E-MapReduce resources

The E-MapReduce resources that you can upload to DataWorks include JAR and file resources.

Note The EMR module is available on the DataStudio page only after you bind an E-MapReduce computing engine to the current workspace on the Workspace Management page. For more information, see Configure a workspace.

Each resource file to be uploaded cannot exceed 30 MB.

Log on to the DataWorks console. In the left-side navigation pane, click Workspaces. On the Workspaces page, find the target workspace and click Data Analytics in the Actions column.

Move the pointer over the Create icon, choose EMR > Resource, and then select EMR JAR or EMR File. The procedure for creating an E-MapReduce resource is the same as that for creating a JAR resource.

Create a JAR resource

  1. On the DataStudio page, create a JAR resource.
    You can create a JAR resource in either of the following ways:
    • Move the pointer over the Create icon and choose MaxCompute > Resource > JAR.
    • Find the target workflow, click MaxCompute, right-click Resource, and choose Create > JAR.
  2. In the Create Resource dialog box that appears, enter the resource name and select the target folder. Then, click Upload and select the target file to upload.
    Note
    • If the selected JAR package has been uploaded from the MaxCompute client, clear Upload to MaxCompute. If you do not clear it, an error will occur during the upload process.
    • The resource name can be different from the name of the uploaded file.
    • A resource name can contain letters, digits, underscores (_), and periods (.), and is case-insensitive. It must be 1 to 128 characters in length. A JAR resource name must end with .jar, and a Python resource name must end with .py.
  3. Click OK to create the JAR resource.
  4. Click the Commit icon in the toolbar to commit the resource to the development environment.
  5. Deploy the node.

    For more information, see Deploy a node.

Create a Python resource and register a UDF

  1. Create a Python resource.
    1. On the DataStudio page, move the pointer over the Create icon and choose MaxCompute > Resource > Python.

      You can also find the target workflow, right-click MaxCompute, and choose Create > Resource > Python.

    2. In the Create Resource dialog box that appears, enter the resource name and select the target folder. Then, click Upload and select the target file to upload.
    3. Click OK.
    4. On the page that appears, edit the code of the created resource. Sample code:
      from odps.udf import annotate
      @annotate("string->bigint")
      class ipint(object):
          def evaluate(self, ip):
              try:
                  return reduce(lambda x, y: (x << 8) + y, map(int, ip.split('.')))
              except:
                  return 0
    5. Click the Commit icon in the toolbar to commit the Python resource.
  2. Register a UDF.
    1. On the DataStudio page, move the pointer over the Create icon and choose MaxCompute > Function.

      You can also find the target workflow, right-click MaxCompute, and choose Create > Function.

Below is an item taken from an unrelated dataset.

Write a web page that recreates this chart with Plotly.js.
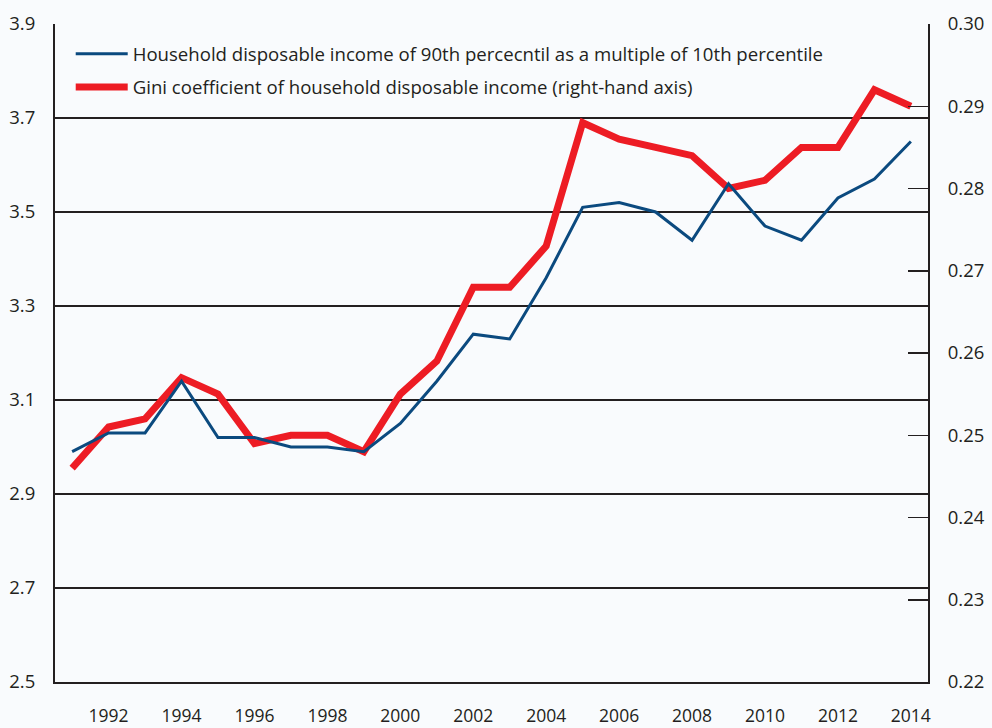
<!DOCTYPE html>
<html>
<head>
<meta charset="utf-8">
<script src="https://cdn.plot.ly/plotly-3.0.1.min.js"></script>
<style>
html,body{margin:0;padding:0;background:#f9fbfd;}
#chart{width:992px;height:728px;}
</style>
</head>
<body>
<div id="chart"></div>
<script>
var years = [1991,1992,1993,1994,1995,1996,1997,1998,1999,2000,2001,2002,2003,2004,2005,2006,2007,2008,2009,2010,2011,2012,2013,2014];
var ratio9010 = [2.99,3.03,3.03,3.14,3.02,3.02,3.00,3.00,2.99,3.05,3.14,3.24,3.23,3.36,3.51,3.52,3.50,3.44,3.56,3.47,3.44,3.53,3.57,3.65];
var gini = [0.246,0.251,0.252,0.257,0.255,0.249,0.250,0.250,0.248,0.255,0.259,0.268,0.268,0.273,0.288,0.286,0.285,0.284,0.280,0.281,0.285,0.285,0.292,0.290];
var xTicks = [1992,1994,1996,1998,2000,2002,2004,2006,2008,2010,2012,2014];
var seriesNames = [
  'Household disposable income of 90th percecntil as a multiple of 10th percentile',
  'Gini coefficient of household disposable income (right-hand axis)'
];

var ink = '#231f20';
var fontFam = '"Open Sans", "Noto Sans", sans-serif';

var traces = [
  {
    x: years, y: gini, type: 'scatter', mode: 'lines',
    name: seriesNames[1], yaxis: 'y', legendrank: 2, legendgroup: 'g2',
    line: {color: '#ed1c24', width: 7}
  },
  {
    x: years, y: ratio9010, type: 'scatter', mode: 'lines',
    name: seriesNames[0], yaxis: 'y2', legendrank: 1, legendgroup: 'g1',
    line: {color: '#0b4a7f', width: 3}
  }
];

var layout = {
  width: 992, height: 728,
  paper_bgcolor: '#f9fbfd', plot_bgcolor: '#f9fbfd',
  margin: {l: 55, r: 64, t: 24, b: 46},
  font: {family: fontFam, size: 18, color: ink},
  showlegend: true,
  legend: {
    x: 0.018, y: 0.983, xanchor: 'left', yanchor: 'top',
    bgcolor: 'rgba(0,0,0,0)', borderwidth: 0,
    font: {family: fontFam, size: 18.6, color: ink},
    traceorder: 'grouped', tracegroupgap: 6, itemwidth: 52
  },
  xaxis: {
    range: [1990.53, 2014.47],
    tickvals: xTicks,
    ticks: '', showgrid: false, zeroline: false,
    showline: true, linecolor: ink, linewidth: 2,
    ticklabelstandoff: 17,
    tickfont: {size: 17.5, color: ink}
  },
  yaxis: {
    side: 'right',
    range: [0.22, 0.30], dtick: 0.01, tick0: 0.22, tickformat: '.2f',
    ticks: 'inside', ticklen: 20, tickwidth: 1.5, tickcolor: ink,
    showline: true, linecolor: ink, linewidth: 2,
    showgrid: false, zeroline: false,
    ticklabelstandoff: 14,
    tickfont: {size: 18.5, color: ink}
  },
  yaxis2: {
    side: 'left', overlaying: 'y',
    range: [2.5, 3.9], dtick: 0.2, tick0: 2.5, tickformat: '.1f',
    ticks: '', showline: true, linecolor: ink, linewidth: 2,
    showgrid: true, gridcolor: ink, gridwidth: 1.3,
    zeroline: false,
    ticklabelstandoff: 14,
    tickfont: {size: 18.5, color: ink}
  }
};

Plotly.newPlot('chart', traces, layout, {displayModeBar: false, staticPlot: true});
</script>
</body>
</html>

    2. In the Create Function dialog box that appears, enter the function name and select the target folder.
    3. Click Commit.
    4. On the Register Function page that appears, enter the class name and the name of the Python resource that has been created, and then click the Commit icon in the toolbar. In this example, the class name is ipint.ipint.
    5. Check whether the ipint function is valid and meets your expectation. For example, you can create an ODPS SQL node to test the ipint function by running an SQL statement, as shown in the following figure.Verification
You can also create an ipint.py file on your local device and upload it by using the MaxCompute client. For more information, see Client.
odps@ MaxCompute_DOC>add py D:/ipint.py;
OK: Resource 'ipint.py' have been created.                
odps@ MaxCompute_DOC>create function ipint as ipint.ipint using ipint.py;
Success: Function 'ipint' have been created.           

After the resource file is uploaded, register a UDF on the MaxCompute client. For more information, see Functions operations.

You can use the UDF after it is registered.

Reference and download resources

  • For more information about how to reference resources for functions, see Function.
  • For more information about how to reference resources for nodes, see ODPS MR node.

To download a resource, double-click Resource under the target workflow. In the resource list that appears, move the pointer over the required resource and click Download.